Storia di Dorando Pietri, nato in una famiglia contadina nelle campagne emiliane alla fine dell'Ottocento e cresciuto con un'incredibile passione per la corsa. Pur senza grandi mezzi e mantendo sempre un profilo amatoriale, Pietri riuscirà a realizzare il suo sogno: partecipare alla maratona delle Olimpiadi (Londra, 1908). Farà persino di più: la vincerà; ma un cavillo nelle regole della corsa lo farà squalificare.

 

Diligente lavoro di Leone Pompucci, talento cinematografico degli anni Novanta (Mille bolle blu, Il grande botto) ripiegatosi con il nuovo millennio sulle fiction televisive, a partire da Don Matteo.
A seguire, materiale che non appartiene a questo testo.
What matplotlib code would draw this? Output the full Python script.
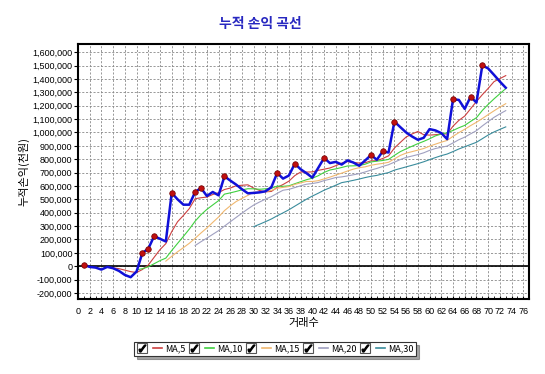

Oltre all'aggettivo in apertura, però, è difficile trovare termini positivi per questa 'miniserie tv' (così vengono denominati tali lavori in quest'epoca) suddivisa come da prassi in due puntate da circa cento minuti ciascuna per la messa in onda in duplice prima serata. La vita di Dorando Pietri viene rievocata con i consueti toni favolistici delle produzioni televisive - qui siamo sulla sponda Rai - e le pagine di partenza de Il sogno del maratoneta. Il romanzo di Dorando Pietri (a firma Giuseppe Pederiali) sono state trasformate in un'ancor più fantasiosa sceneggiatura da un team composto da Roberto Iannone, Grazia Giardiello, Gualtiero Rosella e Pietro Calderoni. Per dirne una: vista la destinazione, non può mancare la storia d'amore contrastato a fare da sfondo alle vicende del protagonista; il fatto poi di inserire come coprotagonista Laura Chiatti - nome di richiamo, ma attrice non impeccabile - e di farle elargire qualche secondo di nudo qua e là, pare semplicemente un pretesto subdolo per acchiappare un po' di audience in più. A dire il vero anche il protagonista Luigi Lo Cascio sembra in difficoltà qua e là, costretto in un ruolo stilizzato e di scarsissimo respiro, come d'altronde tutti i personaggi del film; e nonostante lo sfoggio di qualche buon nome (Alessandro Haber, Pippo Delbono) e di altri apprezzabili (Thomas Trabacchi, Andy Luotto), il lavoro non riesce mai a decollare, a emanciparsi dalla sua confezione 'televisiva'. Buona, per essere tale, ma sempre televisiva, fasulla, approssimativa, con una fotografia (Marco Pieroni) decorativa e musiche (Carlo Crivelli) perennemente pompose. 2,5/10.